パリ3日目。パリの日の出は遅く、8時だと言うのに外は真っ暗だ。パリ市内から西へ約20km。ブルボン王朝の権力の象徴として、また太陽王・ルイ14世や悲劇の王妃・マリーアントワネットゆかりの地として知られるベルサイユ宮殿を訪れる(写真左)

 門をくぐると、王の広場の石畳が広がり、荘厳なバロック形式の宮殿を背に、ルイ14世騎馬像が威風堂々と広場を見下ろしている。

そもそも、このベルサイユは数件の農家と狩猟に向いた森や沼地などがあるだけの寒村だったらしい。
華やかな歴史は、1624年にルイ13世がこの地に狩猟用の小さな城を建てたことから始まる。その子ルイ14世は当時の大蔵大臣フーケの建てた城の豪華さに対抗し、自らお気に入りの画家、建築家、造園家達に命じて世界にも例のない大宮殿へと変貌させていった。
現在のお金で約20億フラン(日本円で500億円)の費用だったそうだ。さらに、フランスの首都をこのベルサイユに移してしまうほどの権力を持つ「絶対王政」だったのである。

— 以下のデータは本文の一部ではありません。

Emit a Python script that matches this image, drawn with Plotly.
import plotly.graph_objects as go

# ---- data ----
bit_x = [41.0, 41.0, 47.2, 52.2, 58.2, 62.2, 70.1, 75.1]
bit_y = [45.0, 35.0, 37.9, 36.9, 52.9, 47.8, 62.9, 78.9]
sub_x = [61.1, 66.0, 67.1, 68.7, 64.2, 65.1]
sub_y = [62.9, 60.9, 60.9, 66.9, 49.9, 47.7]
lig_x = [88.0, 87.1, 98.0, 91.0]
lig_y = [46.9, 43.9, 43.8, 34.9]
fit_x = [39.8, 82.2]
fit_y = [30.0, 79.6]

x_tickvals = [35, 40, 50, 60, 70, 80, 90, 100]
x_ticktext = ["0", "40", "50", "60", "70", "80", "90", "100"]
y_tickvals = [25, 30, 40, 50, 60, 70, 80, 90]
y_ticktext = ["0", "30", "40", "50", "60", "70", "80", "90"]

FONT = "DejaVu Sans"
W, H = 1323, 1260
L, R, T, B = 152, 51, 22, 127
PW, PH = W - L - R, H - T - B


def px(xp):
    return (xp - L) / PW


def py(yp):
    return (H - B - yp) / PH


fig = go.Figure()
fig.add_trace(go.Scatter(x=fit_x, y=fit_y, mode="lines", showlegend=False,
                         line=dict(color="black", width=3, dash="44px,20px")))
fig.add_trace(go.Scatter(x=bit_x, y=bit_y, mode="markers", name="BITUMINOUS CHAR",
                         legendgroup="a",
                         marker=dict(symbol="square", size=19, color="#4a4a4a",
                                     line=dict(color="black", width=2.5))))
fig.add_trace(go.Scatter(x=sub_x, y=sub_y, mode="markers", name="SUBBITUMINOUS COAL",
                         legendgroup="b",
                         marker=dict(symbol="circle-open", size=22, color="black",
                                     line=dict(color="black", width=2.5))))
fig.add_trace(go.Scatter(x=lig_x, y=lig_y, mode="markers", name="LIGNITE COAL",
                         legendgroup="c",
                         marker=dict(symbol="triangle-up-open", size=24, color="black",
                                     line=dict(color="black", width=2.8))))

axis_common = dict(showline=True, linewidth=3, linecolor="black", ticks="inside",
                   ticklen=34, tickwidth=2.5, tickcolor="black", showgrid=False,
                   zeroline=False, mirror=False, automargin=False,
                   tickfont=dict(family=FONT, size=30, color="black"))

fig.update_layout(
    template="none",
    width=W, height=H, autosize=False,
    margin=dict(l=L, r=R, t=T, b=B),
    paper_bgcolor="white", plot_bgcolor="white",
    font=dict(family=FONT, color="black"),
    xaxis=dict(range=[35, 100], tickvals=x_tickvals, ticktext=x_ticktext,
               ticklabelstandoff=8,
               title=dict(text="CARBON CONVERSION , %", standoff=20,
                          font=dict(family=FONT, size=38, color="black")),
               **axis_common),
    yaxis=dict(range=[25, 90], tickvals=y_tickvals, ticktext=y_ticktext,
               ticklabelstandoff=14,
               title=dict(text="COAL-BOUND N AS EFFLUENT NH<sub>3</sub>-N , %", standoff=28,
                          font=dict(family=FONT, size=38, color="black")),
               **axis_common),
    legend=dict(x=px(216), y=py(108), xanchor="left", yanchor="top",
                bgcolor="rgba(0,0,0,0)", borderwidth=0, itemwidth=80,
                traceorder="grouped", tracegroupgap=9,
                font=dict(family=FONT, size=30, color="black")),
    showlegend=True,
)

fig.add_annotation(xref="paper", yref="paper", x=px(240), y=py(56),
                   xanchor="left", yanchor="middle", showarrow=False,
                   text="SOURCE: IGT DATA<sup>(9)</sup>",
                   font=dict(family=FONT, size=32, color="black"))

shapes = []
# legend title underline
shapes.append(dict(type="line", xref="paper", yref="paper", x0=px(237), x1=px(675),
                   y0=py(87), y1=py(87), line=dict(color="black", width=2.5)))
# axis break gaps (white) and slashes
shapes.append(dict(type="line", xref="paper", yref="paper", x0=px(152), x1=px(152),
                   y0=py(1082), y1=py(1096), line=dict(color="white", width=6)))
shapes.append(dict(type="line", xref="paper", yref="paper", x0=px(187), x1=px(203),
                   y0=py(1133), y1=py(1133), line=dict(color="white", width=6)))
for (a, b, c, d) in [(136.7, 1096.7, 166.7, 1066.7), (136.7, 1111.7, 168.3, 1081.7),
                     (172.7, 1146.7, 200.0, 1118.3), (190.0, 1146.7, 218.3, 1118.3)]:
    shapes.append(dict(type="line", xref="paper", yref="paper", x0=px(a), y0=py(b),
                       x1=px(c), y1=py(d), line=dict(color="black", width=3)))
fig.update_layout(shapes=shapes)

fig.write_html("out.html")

その後、ルイ15世、ルイ16世の時代にも連日のように王侯や貴族の舞踏会、宴などが開かれ、まさに豪華絢爛な宮廷文化が繰り広げられるのである。

さて、宮殿内に入ると、「シモン家での食事」という1枚の絵を飾るだけのためにつくられたという「ヘラクレスの間」、大理石の装飾が美しい「ヴィーナスの間」など王朝時代の栄華を伝える部屋の数々。そこには天井画をはじめ数多くの装飾品があり目を奪われる。参加者もじっくり見入っている。

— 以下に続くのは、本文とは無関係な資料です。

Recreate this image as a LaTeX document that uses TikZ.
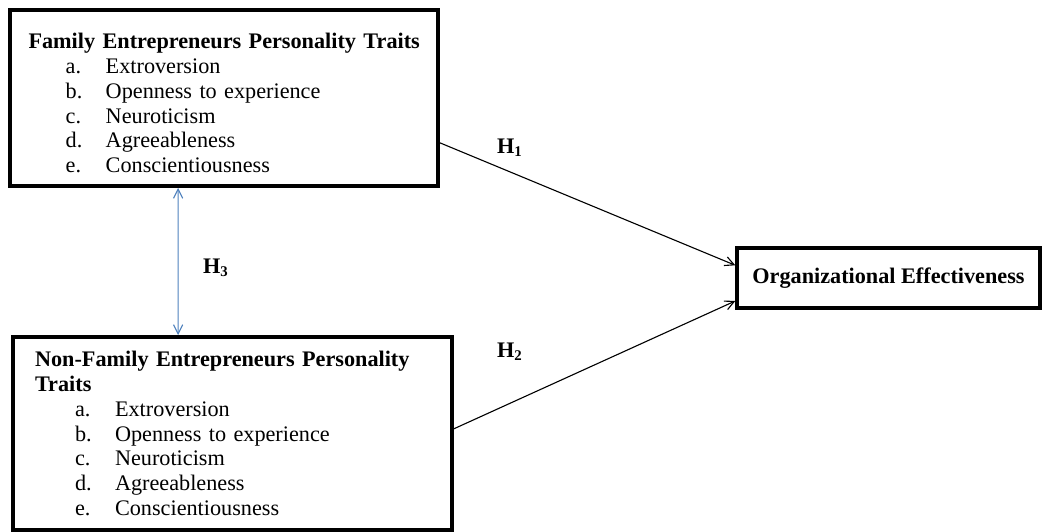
\documentclass[tikz,border=0pt]{standalone}
\usepackage{fontspec}
\setmainfont{Liberation Serif}
\usetikzlibrary{arrows.meta,calc}
\definecolor{linkblue}{HTML}{4F81BD}
\newcommand{\trait}[2]{\hspace*{21.6pt}\makebox[21.6pt][l]{#1}#2}

\begin{document}
\begin{tikzpicture}[x=0.54pt,y=-0.54pt,
  traitbox/.style={draw,line width=1.9pt,outer sep=0pt,anchor=north west,align=left,
    inner ysep=0pt,font=\fontsize{12}{13.4}\selectfont},
  hlabel/.style={font=\fontsize{12}{14}\selectfont\bfseries},
  link/.style={line width=0.6pt,-{Straight Barb[length=5pt,width=5pt]},shorten >=1pt}]
\useasboundingbox (0,0) rectangle (1044,532);

% the two groups of traits
\node[traitbox,text width=214pt,inner xsep=8.5pt,minimum height=95pt] (fam) at (10,10)
  {\rule{0pt}{14pt}\hspace*{1.5pt}\mbox{\textbf{Family Entrepreneurs Personality Traits}}\\
   \trait{a.}{Extroversion}\\
   \trait{b.}{Openness to experience}\\
   \trait{c.}{Neuroticism}\\
   \trait{d.}{Agreeableness}\\
   \trait{e.}{Conscientiousness}};

\node[traitbox,text width=213.3pt,inner xsep=11.9pt,minimum height=104.2pt] (nonfam) at (13,337)
  {\textbf{Non-Family Entrepreneurs Personality}\\
   \textbf{Traits}\\
   \trait{a.}{Extroversion}\\
   \trait{b.}{Openness to experience}\\
   \trait{c.}{Neuroticism}\\
   \trait{d.}{Agreeableness}\\
   \trait{e.}{Conscientiousness}};

% outcome
\node[draw,line width=1.9pt,outer sep=0pt,anchor=north west,minimum width=163.6pt,
  minimum height=32.4pt,font=\fontsize{12}{14}\selectfont\bfseries] (org) at (737,248)
  {Organizational Effectiveness};

% hypotheses
\draw[link] ($(fam.north east)!0.75!(fam.south east)$) -- ($(org.north west)!0.3!(org.south west)$);
\draw[link] ($(nonfam.north east)!0.48!(nonfam.south east)$) -- ($(org.north west)!0.87!(org.south west)$);
\draw[link,linkblue,{Straight Barb[length=5pt,width=5pt]}-{Straight Barb[length=5pt,width=5pt]},shorten <=1pt]
  ($(fam.south west)!0.393!(fam.south east)$) -- ($(nonfam.north west)!0.376!(nonfam.north east)$);

\node[hlabel] (h1) at (510,148) {H\textsubscript{1}};
\node[hlabel] (h2) at (510,352) {H\textsubscript{2}};
\node[hlabel] (h3) at (216,268) {H\textsubscript{3}};
\end{tikzpicture}
\end{document}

宮殿内は多くの入場者で溢れており、日本人の顔も見かけた。「地元の小学生?」が混じっており、先生の説明に対し熱心に耳を傾けている。昨日訪れたルーブル美術館にも小学生が多数入場していたが、幼い頃からこのような「本物」に触れる機会に恵まれるとはうらやましい限りである。

宮殿から一歩外に出ると17世紀の巨匠ル・ノートルが設計した見事な庭園(写真右)がある。泉水や水路を幾何学的に配し、造形美の極地といった美しさであった。

なお、、1789年のフランス革命により、ベルサイユはその1世紀にわたる栄光の日々に幕を下ろすのだが、その後宮殿は破損し、家具や調度品も売り渡され、全てが荒廃してしまったそうだ。再びよみがえったのは1837年、ブルボン家の最後の王ルイ・フィリップの命でフランス史美術館に改造されてからだ。それから延々と修復作業が続き、今日に至っている。